Combined with computer applications education, this is a powerful incentive for students to engage with technology in a learning-based environment.
And it’s all thanks to video conferencing!
3. Cloud Computing
The cloud is not strictly a new technology — businesses and consumers have used it for years.
But in education, cloud computing is just now beginning to emerge as a practical tool.
With tight budgets, security challenges, and teacher training to consider, it’s taken some time for middle schools to use cloud computing. Still, the benefits are clear, even over a short timeline.
Those benefits don’t just apply to teachers either — they also do wonders for your students!
Cloud computing lets your students:
Access learning resources
Use school-sanctioned software
Store, share, and collaborate on projects
These factors are vital for computer applications classes. They help teachers ensure their students can use just about everything they need both in and out of the classroom.
By giving students access and control with their learning materials, they can explore software independently and at their own, individual pace.
You also make it possible for students to take what they learned in your computer applications class and use it in another class.

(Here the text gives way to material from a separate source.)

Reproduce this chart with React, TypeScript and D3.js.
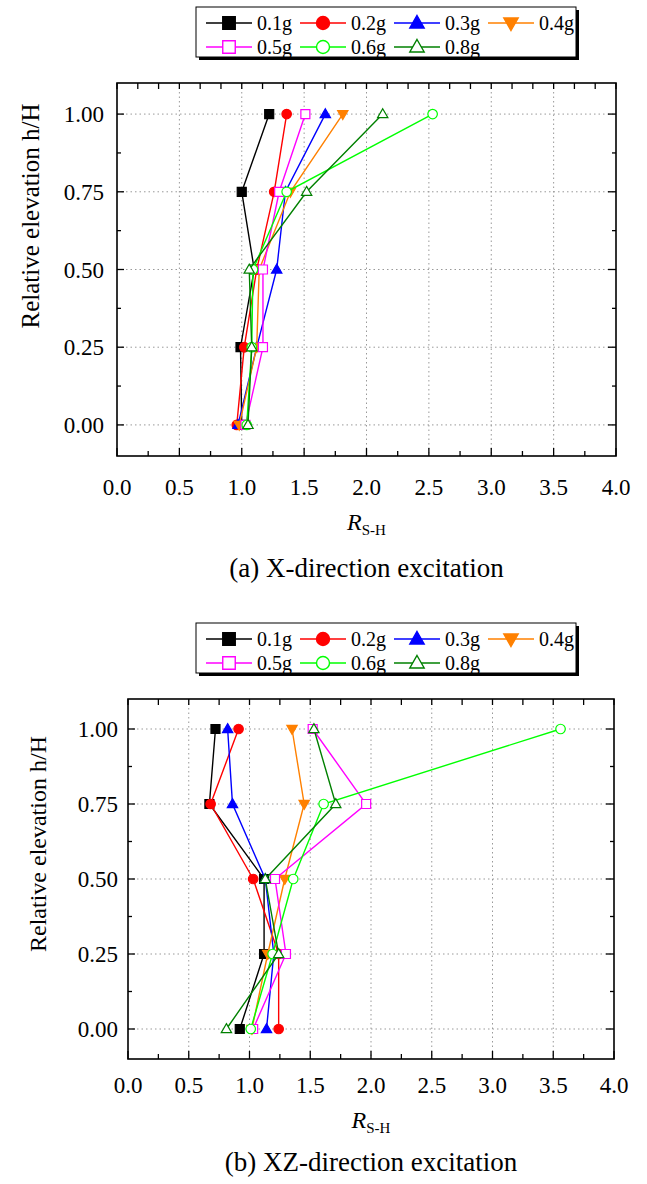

When you demonstrate the utility of your school’s cloud, your students will start to find other uses for it.
And, when they start applying the cloud to their lives or other classes, they’ll naturally want to learn more.
In terms of student engagement, that’s a wonderful process that can pay dividends for years to come.
4. Game Design Apps
Middle school students are prime candidates for playing games (remember what we said about Fortnite?), which is why game-based learning is such an effective teaching method for this age group.
However, while game design is incredible subject to teach as part of computer applications, gamification in general is also an excellent way to learn.
Assigning students to create their own computer games requires them to apply a wide range of knowledge to their task. They need to think about information technology, math, problem-solving, art, language arts, and more in one comprehensive package.
Plus, it’s a naturally-creative process that gives them a wide breadth in terms of choice and potential.
As a result, creating a computer game is a long-term project that’s automatically engaging for any student.
But the point of this exercise isn’t the product itself. The point is in the students’ journeys.
When a middle school student can develop even a basic understanding of computer coding or game development, they’re equipped to progress to advanced applications as a fantastically young age.
Best of all, you’re bound to have several students who discover their life’s calling in your class!
5. Virtual Reality
Virtual reality (VR) technology has been available to consumers for several years, but it’s just now breaking into the classroom.
VR gives students the opportunity to fully immerse themselves visually and audibly in an experience, whether it’s intended for entertainment or education.
As a result, it’s an incredible way to engage students.
In computer applications classrooms, it’s used to:
Encourage exploration of computer programs
Visualize complex concepts, like coding
Walk students through tutorials, like how to use the Internet
In a nutshell, it lets you immerse students in a world where word processors and spreadsheets become interesting — even fascinating.
But there’s a catch. VR is new technology after all, and that means it has two big downsides.
It’s incredibly expensive
It’s faulty and prone to bugs
An alternative to VR could be the use of multiple interactive screens to create a full wall of touchscreen displays.